Required task:
Produce a word-for-word copy of the listing below without its pictures.

--- START ---

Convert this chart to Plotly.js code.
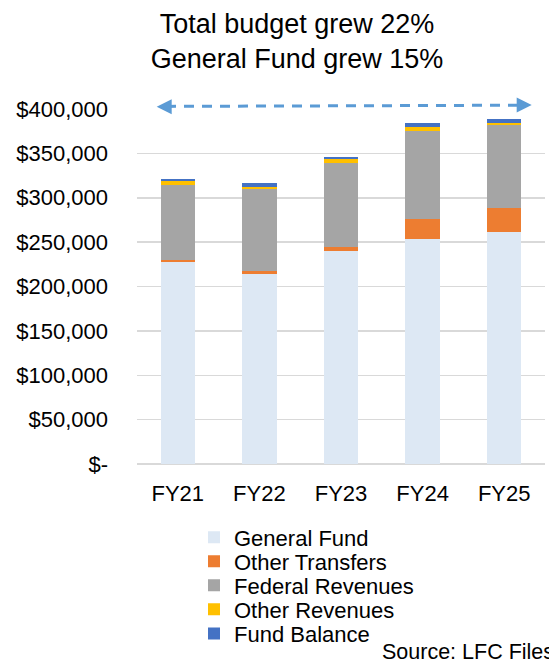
<!DOCTYPE html>
<html>
<head>
<meta charset="utf-8">
<script src="https://cdn.plot.ly/plotly-3.0.1.min.js"></script>
<style>html,body{margin:0;padding:0;background:#fff;}#chart{width:549px;height:661px;}</style>
</head>
<body>
<div id="chart"></div>
<script>
// ---- data ----
const years = ["FY21", "FY22", "FY23", "FY24", "FY25"];
const generalFund     = [227500, 213700, 240000, 253800, 261500];
const otherTransfers  = [2300, 4000, 4500, 21900, 26700];
const federalRevenues = [84300, 91900, 94400, 99400, 93600];
const otherRevenues   = [5200, 2300, 4500, 4500, 2600];
const fundBalance     = [2300, 4800, 2300, 4800, 4900];
const seriesNames = ["General Fund", "Other Transfers", "Federal Revenues", "Other Revenues", "Fund Balance"];
const seriesColors = ["#dde8f4", "#ed7d31", "#a5a5a5", "#ffc000", "#4472c4"];
const yTickVals = [0, 50000, 100000, 150000, 200000, 250000, 300000, 350000, 400000];
const yTickText = ["$-", "$50,000", "$100,000", "$150,000", "$200,000", "$250,000", "$300,000", "$350,000", "$400,000"];
const titleLines = ["Total budget grew 22%", "General Fund grew 15%"];
const sourceText = "Source: LFC Files";

const FONT = "Liberation Sans, Arial, sans-serif";
const W = 549, H = 661;
const plotL = 137, plotR = 545, plotT = 109, plotB = 463.6;
const pw = plotR - plotL, ph = plotB - plotT;
const px = v => (v - plotL) / pw;
const py = v => (plotB - v) / ph;

const values = [generalFund, otherTransfers, federalRevenues, otherRevenues, fundBalance];
const legendIds = ["legend", "legend2", "legend3", "legend4", "legend5"];
const traces = values.map((vals, i) => ({
  type: "bar",
  x: years,
  y: vals,
  name: seriesNames[i],
  legend: legendIds[i],
  marker: {color: seriesColors[i], line: {width: 0}},
  hoverinfo: "skip"
}));

const legendRowsY = [537, 561, 585, 609, 633];
const legendLayouts = {};
legendIds.forEach((id, i) => {
  legendLayouts[id] = {
    x: px(194), y: py(legendRowsY[i]), xanchor: "left", yanchor: "middle",
    font: {family: FONT, size: 22, color: "#000"},
    bgcolor: "rgba(0,0,0,0)", borderwidth: 0
  };
});

const layout = Object.assign({
  width: W, height: H,
  margin: {l: plotL, r: W - plotR, t: plotT, b: H - plotB, pad: 0},
  paper_bgcolor: "#fff", plot_bgcolor: "#fff",
  barmode: "stack",
  bargap: 0.58,
  showlegend: true,
  title: {
    text: titleLines.join("<br>"),
    font: {family: FONT, size: 27, color: "#000"},
    x: 297 / W, xref: "container", xanchor: "center",
    y: 1 - 33 / H, yref: "container", yanchor: "middle"
  },
  xaxis: {
    type: "category",
    tickfont: {family: FONT, size: 22, color: "#000"},
    showgrid: false, showline: false, zeroline: false,
    ticks: "", ticklabelstandoff: 14
  },
  yaxis: {
    range: [0, 400000],
    tickvals: yTickVals, ticktext: yTickText,
    tickfont: {family: FONT, size: 22, color: "#000"},
    showgrid: true, gridcolor: "#d9d9d9", gridwidth: 1.5,
    zeroline: true, zerolinecolor: "#d9d9d9", zerolinewidth: 1.5,
    showline: false, ticks: "", ticklabelstandoff: 28
  },
  shapes: [{
    type: "line", xref: "paper", yref: "paper",
    x0: px(166), y0: py(106.4), x1: px(522), y1: py(105.2),
    line: {color: "#5b9bd5", width: 3, dash: "10px,8px"}
  }],
  annotations: [
    {xref: "paper", yref: "paper", x: px(156.7), y: py(106.7), text: "",
     showarrow: true, ax: 16, ay: 0, arrowhead: 2, arrowsize: 1.5, arrowwidth: 2,
     arrowcolor: "#5b9bd5", standoff: 0},
    {xref: "paper", yref: "paper", x: px(531.7), y: py(105), text: "",
     showarrow: true, ax: -16, ay: 0, arrowhead: 2, arrowsize: 1.5, arrowwidth: 2,
     arrowcolor: "#5b9bd5", standoff: 0},
    {xref: "paper", yref: "paper", x: px(380), y: py(651), xanchor: "left", yanchor: "middle",
     text: sourceText, showarrow: false,
     font: {family: FONT, size: 21.5, color: "#000"}}
  ]
}, legendLayouts);

Plotly.newPlot("chart", traces, layout, {displayModeBar: false, staticPlot: true});
</script>
</body>
</html>
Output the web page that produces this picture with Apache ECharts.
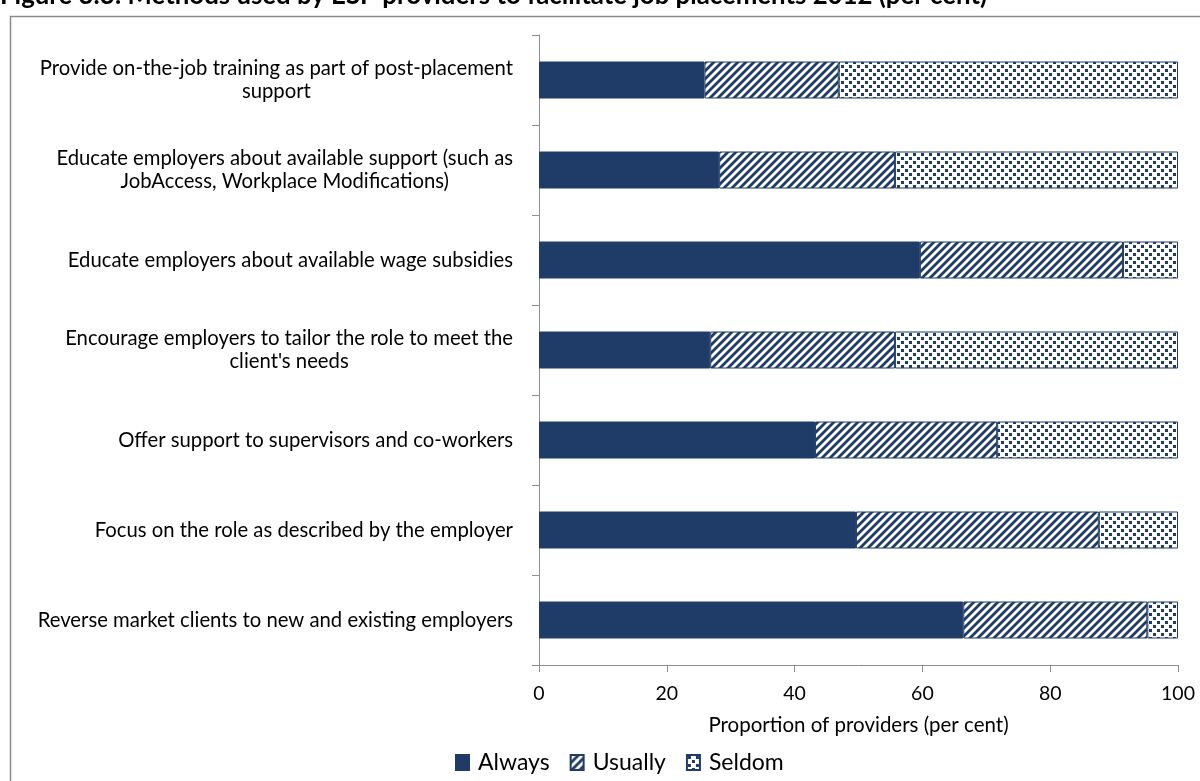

--- END ---

Full answer:
Convert this chart to Plotly.js code.
<!DOCTYPE html>
<html>
<head>
<meta charset="utf-8">
<script src="https://cdn.plot.ly/plotly-3.0.1.min.js"></script>
<style>html,body{margin:0;padding:0;background:#fff;}#chart{width:549px;height:661px;}</style>
</head>
<body>
<div id="chart"></div>
<script>
// ---- data ----
const years = ["FY21", "FY22", "FY23", "FY24", "FY25"];
const generalFund     = [227500, 213700, 240000, 253800, 261500];
const otherTransfers  = [2300, 4000, 4500, 21900, 26700];
const federalRevenues = [84300, 91900, 94400, 99400, 93600];
const otherRevenues   = [5200, 2300, 4500, 4500, 2600];
const fundBalance     = [2300, 4800, 2300, 4800, 4900];
const seriesNames = ["General Fund", "Other Transfers", "Federal Revenues", "Other Revenues", "Fund Balance"];
const seriesColors = ["#dde8f4", "#ed7d31", "#a5a5a5", "#ffc000", "#4472c4"];
const yTickVals = [0, 50000, 100000, 150000, 200000, 250000, 300000, 350000, 400000];
const yTickText = ["$-", "$50,000", "$100,000", "$150,000", "$200,000", "$250,000", "$300,000", "$350,000", "$400,000"];
const titleLines = ["Total budget grew 22%", "General Fund grew 15%"];
const sourceText = "Source: LFC Files";

const FONT = "Liberation Sans, Arial, sans-serif";
const W = 549, H = 661;
const plotL = 137, plotR = 545, plotT = 109, plotB = 463.6;
const pw = plotR - plotL, ph = plotB - plotT;
const px = v => (v - plotL) / pw;
const py = v => (plotB - v) / ph;

const values = [generalFund, otherTransfers, federalRevenues, otherRevenues, fundBalance];
const legendIds = ["legend", "legend2", "legend3", "legend4", "legend5"];
const traces = values.map((vals, i) => ({
  type: "bar",
  x: years,
  y: vals,
  name: seriesNames[i],
  legend: legendIds[i],
  marker: {color: seriesColors[i], line: {width: 0}},
  hoverinfo: "skip"
}));

const legendRowsY = [537, 561, 585, 609, 633];
const legendLayouts = {};
legendIds.forEach((id, i) => {
  legendLayouts[id] = {
    x: px(194), y: py(legendRowsY[i]), xanchor: "left", yanchor: "middle",
    font: {family: FONT, size: 22, color: "#000"},
    bgcolor: "rgba(0,0,0,0)", borderwidth: 0
  };
});

const layout = Object.assign({
  width: W, height: H,
  margin: {l: plotL, r: W - plotR, t: plotT, b: H - plotB, pad: 0},
  paper_bgcolor: "#fff", plot_bgcolor: "#fff",
  barmode: "stack",
  bargap: 0.58,
  showlegend: true,
  title: {
    text: titleLines.join("<br>"),
    font: {family: FONT, size: 27, color: "#000"},
    x: 297 / W, xref: "container", xanchor: "center",
    y: 1 - 33 / H, yref: "container", yanchor: "middle"
  },
  xaxis: {
    type: "category",
    tickfont: {family: FONT, size: 22, color: "#000"},
    showgrid: false, showline: false, zeroline: false,
    ticks: "", ticklabelstandoff: 14
  },
  yaxis: {
    range: [0, 400000],
    tickvals: yTickVals, ticktext: yTickText,
    tickfont: {family: FONT, size: 22, color: "#000"},
    showgrid: true, gridcolor: "#d9d9d9", gridwidth: 1.5,
    zeroline: true, zerolinecolor: "#d9d9d9", zerolinewidth: 1.5,
    showline: false, ticks: "", ticklabelstandoff: 28
  },
  shapes: [{
    type: "line", xref: "paper", yref: "paper",
    x0: px(166), y0: py(106.4), x1: px(522), y1: py(105.2),
    line: {color: "#5b9bd5", width: 3, dash: "10px,8px"}
  }],
  annotations: [
    {xref: "paper", yref: "paper", x: px(156.7), y: py(106.7), text: "",
     showarrow: true, ax: 16, ay: 0, arrowhead: 2, arrowsize: 1.5, arrowwidth: 2,
     arrowcolor: "#5b9bd5", standoff: 0},
    {xref: "paper", yref: "paper", x: px(531.7), y: py(105), text: "",
     showarrow: true, ax: -16, ay: 0, arrowhead: 2, arrowsize: 1.5, arrowwidth: 2,
     arrowcolor: "#5b9bd5", standoff: 0},
    {xref: "paper", yref: "paper", x: px(380), y: py(651), xanchor: "left", yanchor: "middle",
     text: sourceText, showarrow: false,
     font: {family: FONT, size: 21.5, color: "#000"}}
  ]
}, legendLayouts);

Plotly.newPlot("chart", traces, layout, {displayModeBar: false, staticPlot: true});
</script>
</body>
</html>
Output the web page that produces this picture with Apache ECharts.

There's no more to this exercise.